# START OF SUPPLIED DATA

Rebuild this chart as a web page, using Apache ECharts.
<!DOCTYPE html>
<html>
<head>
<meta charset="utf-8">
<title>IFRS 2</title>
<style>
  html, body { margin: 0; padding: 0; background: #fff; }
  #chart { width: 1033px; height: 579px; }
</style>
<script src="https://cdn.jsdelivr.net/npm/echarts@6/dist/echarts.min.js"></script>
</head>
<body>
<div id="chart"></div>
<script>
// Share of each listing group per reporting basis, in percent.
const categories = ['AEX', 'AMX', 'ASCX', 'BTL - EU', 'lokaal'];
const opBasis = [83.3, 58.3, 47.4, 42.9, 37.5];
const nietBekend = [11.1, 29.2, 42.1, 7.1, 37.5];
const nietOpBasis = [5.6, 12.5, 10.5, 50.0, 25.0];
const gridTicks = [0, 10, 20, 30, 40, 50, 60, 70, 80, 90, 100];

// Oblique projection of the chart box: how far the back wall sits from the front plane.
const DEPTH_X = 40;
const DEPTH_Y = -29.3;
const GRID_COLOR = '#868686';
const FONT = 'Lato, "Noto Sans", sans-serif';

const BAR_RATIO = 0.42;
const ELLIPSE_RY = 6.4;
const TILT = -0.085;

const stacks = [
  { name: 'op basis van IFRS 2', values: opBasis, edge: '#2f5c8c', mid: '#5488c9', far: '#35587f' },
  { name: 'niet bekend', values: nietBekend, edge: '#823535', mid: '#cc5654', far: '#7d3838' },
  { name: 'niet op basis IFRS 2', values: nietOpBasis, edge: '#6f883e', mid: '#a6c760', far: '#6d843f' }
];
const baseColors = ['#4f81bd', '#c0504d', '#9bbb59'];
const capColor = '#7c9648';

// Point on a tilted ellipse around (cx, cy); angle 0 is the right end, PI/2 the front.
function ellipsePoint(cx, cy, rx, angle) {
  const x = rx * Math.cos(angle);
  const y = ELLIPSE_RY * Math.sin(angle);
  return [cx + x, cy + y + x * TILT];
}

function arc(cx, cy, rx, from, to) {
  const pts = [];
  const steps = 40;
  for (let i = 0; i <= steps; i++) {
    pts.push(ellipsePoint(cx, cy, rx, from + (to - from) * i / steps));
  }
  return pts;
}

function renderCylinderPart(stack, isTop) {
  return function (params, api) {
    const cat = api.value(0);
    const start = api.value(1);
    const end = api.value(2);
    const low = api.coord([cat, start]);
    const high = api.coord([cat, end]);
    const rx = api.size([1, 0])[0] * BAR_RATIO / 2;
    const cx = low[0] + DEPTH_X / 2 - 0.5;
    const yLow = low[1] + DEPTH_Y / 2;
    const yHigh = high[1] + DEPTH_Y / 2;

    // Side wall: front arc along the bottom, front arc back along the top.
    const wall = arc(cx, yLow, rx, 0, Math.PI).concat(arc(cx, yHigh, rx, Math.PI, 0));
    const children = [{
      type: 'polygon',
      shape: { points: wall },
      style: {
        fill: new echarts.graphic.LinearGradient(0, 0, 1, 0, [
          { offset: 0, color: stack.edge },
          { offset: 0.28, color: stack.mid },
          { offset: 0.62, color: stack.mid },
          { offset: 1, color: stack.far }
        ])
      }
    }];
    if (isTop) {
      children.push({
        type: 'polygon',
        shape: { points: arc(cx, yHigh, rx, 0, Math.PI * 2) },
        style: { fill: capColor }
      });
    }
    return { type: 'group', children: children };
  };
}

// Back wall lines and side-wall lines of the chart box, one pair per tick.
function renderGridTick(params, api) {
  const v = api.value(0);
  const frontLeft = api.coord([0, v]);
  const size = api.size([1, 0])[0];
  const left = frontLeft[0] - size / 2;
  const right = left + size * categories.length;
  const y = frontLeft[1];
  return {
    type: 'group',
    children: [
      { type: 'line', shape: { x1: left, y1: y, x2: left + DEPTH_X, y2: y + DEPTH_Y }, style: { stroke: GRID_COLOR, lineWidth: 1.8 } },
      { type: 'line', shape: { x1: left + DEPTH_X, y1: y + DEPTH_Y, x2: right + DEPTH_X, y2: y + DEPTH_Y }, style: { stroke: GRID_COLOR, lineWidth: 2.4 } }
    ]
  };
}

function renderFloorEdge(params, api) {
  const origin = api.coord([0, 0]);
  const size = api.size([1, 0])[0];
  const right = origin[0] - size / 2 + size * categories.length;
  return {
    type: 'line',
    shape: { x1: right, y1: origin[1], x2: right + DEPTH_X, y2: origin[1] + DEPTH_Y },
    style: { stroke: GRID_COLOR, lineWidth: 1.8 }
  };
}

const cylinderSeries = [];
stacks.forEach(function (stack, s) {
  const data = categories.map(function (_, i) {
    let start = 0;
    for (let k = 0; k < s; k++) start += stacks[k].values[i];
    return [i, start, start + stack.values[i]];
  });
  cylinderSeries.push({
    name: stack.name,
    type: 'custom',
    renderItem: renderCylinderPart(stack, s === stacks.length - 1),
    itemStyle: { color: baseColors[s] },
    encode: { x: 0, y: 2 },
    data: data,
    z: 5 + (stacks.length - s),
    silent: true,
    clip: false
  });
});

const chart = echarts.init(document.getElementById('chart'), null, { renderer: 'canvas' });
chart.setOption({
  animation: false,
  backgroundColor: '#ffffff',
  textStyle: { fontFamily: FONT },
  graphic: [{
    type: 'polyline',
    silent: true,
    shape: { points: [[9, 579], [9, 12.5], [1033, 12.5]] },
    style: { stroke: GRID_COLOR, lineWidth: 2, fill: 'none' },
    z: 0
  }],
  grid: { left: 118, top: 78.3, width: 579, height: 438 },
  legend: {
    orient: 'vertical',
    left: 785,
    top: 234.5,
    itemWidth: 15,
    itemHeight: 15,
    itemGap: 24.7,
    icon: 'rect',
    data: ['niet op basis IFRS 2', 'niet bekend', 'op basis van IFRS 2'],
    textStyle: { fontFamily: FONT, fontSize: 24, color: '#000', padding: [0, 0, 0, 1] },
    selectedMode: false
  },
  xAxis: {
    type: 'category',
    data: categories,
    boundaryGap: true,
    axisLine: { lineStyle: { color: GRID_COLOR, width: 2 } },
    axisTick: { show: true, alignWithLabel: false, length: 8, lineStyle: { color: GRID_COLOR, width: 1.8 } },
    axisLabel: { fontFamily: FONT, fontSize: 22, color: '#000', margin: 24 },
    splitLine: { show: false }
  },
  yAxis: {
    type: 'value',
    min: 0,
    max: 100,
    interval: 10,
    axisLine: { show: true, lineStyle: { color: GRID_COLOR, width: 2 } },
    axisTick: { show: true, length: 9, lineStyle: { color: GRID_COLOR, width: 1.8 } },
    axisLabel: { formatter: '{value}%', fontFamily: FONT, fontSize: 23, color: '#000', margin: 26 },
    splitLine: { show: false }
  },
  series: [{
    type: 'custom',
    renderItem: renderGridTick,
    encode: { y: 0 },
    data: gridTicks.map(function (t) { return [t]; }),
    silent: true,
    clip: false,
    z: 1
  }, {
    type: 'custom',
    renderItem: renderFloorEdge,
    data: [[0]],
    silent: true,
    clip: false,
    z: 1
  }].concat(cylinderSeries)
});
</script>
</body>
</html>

# END OF SUPPLIED DATA

:: DIRECTIONS ::
Print, please, the lines above from the very first through the one that holds "const TILT = -0.085;", both included, word for word and with nothing else.

:: SOLUTION FOR THIS PROBLEM ::
Rebuild this chart as a web page, using Apache ECharts.
<!DOCTYPE html>
<html>
<head>
<meta charset="utf-8">
<title>IFRS 2</title>
<style>
  html, body { margin: 0; padding: 0; background: #fff; }
  #chart { width: 1033px; height: 579px; }
</style>
<script src="https://cdn.jsdelivr.net/npm/echarts@6/dist/echarts.min.js"></script>
</head>
<body>
<div id="chart"></div>
<script>
// Share of each listing group per reporting basis, in percent.
const categories = ['AEX', 'AMX', 'ASCX', 'BTL - EU', 'lokaal'];
const opBasis = [83.3, 58.3, 47.4, 42.9, 37.5];
const nietBekend = [11.1, 29.2, 42.1, 7.1, 37.5];
const nietOpBasis = [5.6, 12.5, 10.5, 50.0, 25.0];
const gridTicks = [0, 10, 20, 30, 40, 50, 60, 70, 80, 90, 100];

// Oblique projection of the chart box: how far the back wall sits from the front plane.
const DEPTH_X = 40;
const DEPTH_Y = -29.3;
const GRID_COLOR = '#868686';
const FONT = 'Lato, "Noto Sans", sans-serif';

const BAR_RATIO = 0.42;
const ELLIPSE_RY = 6.4;
const TILT = -0.085;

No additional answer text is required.